Did the Quetta Shura Break With al-Qaida?

Mustafa Hamid, aka Abu’l-Walid al-Masri, published a blog piece a little while ago which discussed the arrest of Mullah Baradir. It’s fascinating reading, especially the first part which deals with the historical role of Mullah Baradir in the Taliban insurgency. It’s already been covered in part by Leah Farrall.

I thought I’d add some comment about the opening lines of the article, in which Mustafa Hamid says that the Taliban’s high council made three important decisions after 2001, one of which was to “break the ties between the Taliban and al-Qaida.” Mustafa Hamid has previously said that al-Qaida and the Taliban have moved further apart after 2001, although I don’t think he’s ever been this specific. We have heard similar things in the media, but the reports are hard to confirm. Was there actually a decision in the Quetta shura, led by Mullah Baradir at the time, to break ties with al-Qaida?

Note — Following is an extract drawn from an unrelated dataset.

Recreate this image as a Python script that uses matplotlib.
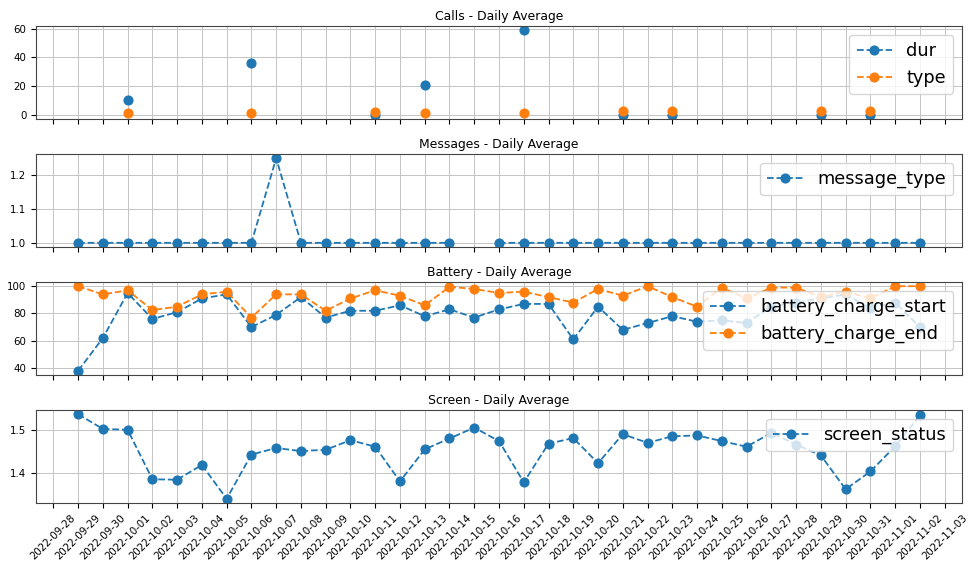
import numpy as np
import pandas as pd
import matplotlib
matplotlib.use("Agg")
import matplotlib.pyplot as plt
import matplotlib.dates as mdates

nan = np.nan

# daily index 2022-09-29 .. 2022-11-02
dates = pd.date_range("2022-09-29", "2022-11-02", freq="D")

# Calls - Daily Average
calls_dur = [nan, nan, 10, nan, nan, nan, nan, 36, nan, nan, nan, nan, 0, nan, 21, nan,
             nan, nan, 59, nan, nan, nan, 0, nan, 0, nan, nan, nan, nan, nan, 0, nan,
             0, nan, nan]
calls_type = [nan, nan, 1, nan, nan, nan, nan, 1, nan, nan, nan, nan, 2, nan, 1, nan,
              nan, nan, 1, nan, nan, nan, 3, nan, 3, nan, nan, nan, nan, nan, 3, nan,
              3, nan, nan]

# Messages - Daily Average
message_type = [1.0, 1.0, 1.0, 1.0, 1.0, 1.0, 1.0, 1.0, 1.25, 1.0, 1.0, 1.0, 1.0, 1.0,
                1.0, 1.0, nan, 1.0, 1.0, 1.0, 1.0, 1.0, 1.0, 1.0, 1.0, 1.0, 1.0, 1.0,
                1.0, 1.0, 1.0, 1.0, 1.0, 1.0, 1.0]

# Battery - Daily Average
battery_charge_start = [38, 62, 95, 76, 81, 91, 94, 70, 79, 92, 77, 82, 82, 86, 78, 83,
                        77, 83, 87, 87, 61, 85, 68, 73, 78, 74, 75, 73, 85, 88, 91, 94,
                        84, 88, 70]
battery_charge_end = [100, 94, 97, 82.5, 85, 94, 96, 77, 94, 94, 82, 91, 97, 93, 86, 99.5,
                      98, 95, 96, 92, 88, 98, 93, 100, 92, 85, 99, 91, 99, 99, 92, 96,
                      91, 100, 100]

# Screen - Daily Average
screen_status = [1.536, 1.502, 1.500, 1.386, 1.385, 1.419, 1.341, 1.443, 1.458, 1.451,
                 1.454, 1.476, 1.461, 1.381, 1.455, 1.480, 1.505, 1.474, 1.379, 1.468,
                 1.481, 1.423, 1.490, 1.470, 1.485, 1.487, 1.474, 1.461, 1.493, 1.466,
                 1.441, 1.363, 1.404, 1.462, 1.533]

panels = [
    ("Calls - Daily Average", {"dur": calls_dur, "type": calls_type}),
    ("Messages - Daily Average", {"message_type": message_type}),
    ("Battery - Daily Average", {"battery_charge_start": battery_charge_start,
                                 "battery_charge_end": battery_charge_end}),
    ("Screen - Daily Average", {"screen_status": screen_status}),
]

fig, axes = plt.subplots(4, 1, figsize=(9.73, 5.70), dpi=100, sharex=True)
fig.subplots_adjust(left=0.037, right=0.9887, top=0.9544, bottom=0.1175, hspace=0.375)

for ax, (title, series) in zip(axes, panels):
    for name, vals in series.items():
        ax.plot(dates, vals, linestyle="--", marker="o", markersize=6.3,
                linewidth=1.3, label=name)
    ax.set_title(title, fontsize=8.9, pad=4)
    ax.grid(True, color="#c4c4c4", linewidth=0.7)
    ax.legend(loc="upper right", fontsize=12.8)
    ax.tick_params(labelsize=7.4)
    for sp in ax.spines.values():
        sp.set_color("#444444")

axes[0].set_yticks([0, 20, 40, 60])
axes[1].set_yticks([1.0, 1.1, 1.2])
axes[2].set_yticks([40, 60, 80, 100])
axes[3].set_yticks([1.4, 1.5])

axes[-1].xaxis.set_major_locator(mdates.DayLocator(interval=1))
axes[-1].xaxis.set_major_formatter(mdates.DateFormatter("%Y-%m-%d"))
plt.setp(axes[-1].get_xticklabels(), rotation=45, ha="center")

fig.savefig("out.png", dpi=100)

If true, it would be really interesting, especially since we know that al-Qaida militants and at least parts of the Taliban movement continue to cooperate closely on a tactical level in Afghanistan. In an article in Sumud magazine in 2008, Mullah Baradir also acknowledged the presence of foreign fighters in the Taliban’s ranks. If the Quetta Shura indeed made a decision to break ties with al-Qaida after 2001, it doesn’t seem to have impeded the tactical cooperation between the two. It is tempting to assume that either, the Quetta Shura has little influence on the actual insurgency in Afghanistan, or Mustafa Hamid’s statement is incorrect.

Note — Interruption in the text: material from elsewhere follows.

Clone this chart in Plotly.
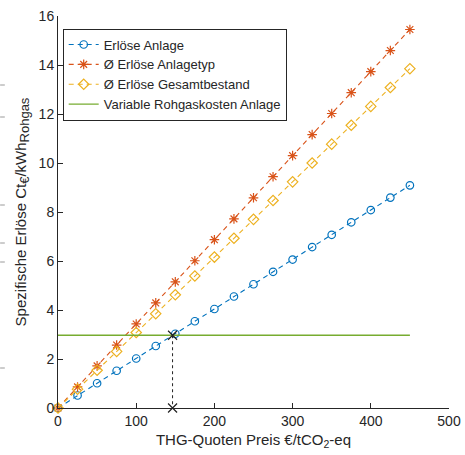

The first point may in part be true. Al-Qaida fighters are most active in eastern Afghanistan, where the Quetta Shura’s direct influence over the insurgency is probably also the lowest. However, I think there’s another interpretation as well, namely that the Shura never actually intended to break ties with the al-Qaida militants who supported them in Afghanistan. On the other hand, they might have wanted to distance themselves from certain aspects of al-Qaida’s ideology. Reading the rest of Mustafa Hamid’s article, we see that he’s not really talking about an all-out rejection of foreign fighters in Afghanistan after the fall of the Taliban in late 2001. Rather, he refers to the Quetta shura’s rejection of the “al-Qaida strategy” of instigating sectarian war between Sunnis and Shi’ites in Iraq after 2003. (A “strategy” which was actually criticised by al-Qaida Central as well – but that’s the pitfall of lending out your brand name to unruly regional associates).

Rejecting this particular aspect of “al-Qaida” is pretty easy for the Taliban, which has never been a sectarian group anyway. But rejecting the presence of al-Qaida fighters and ideologues in AfPak is a much more complicated matter.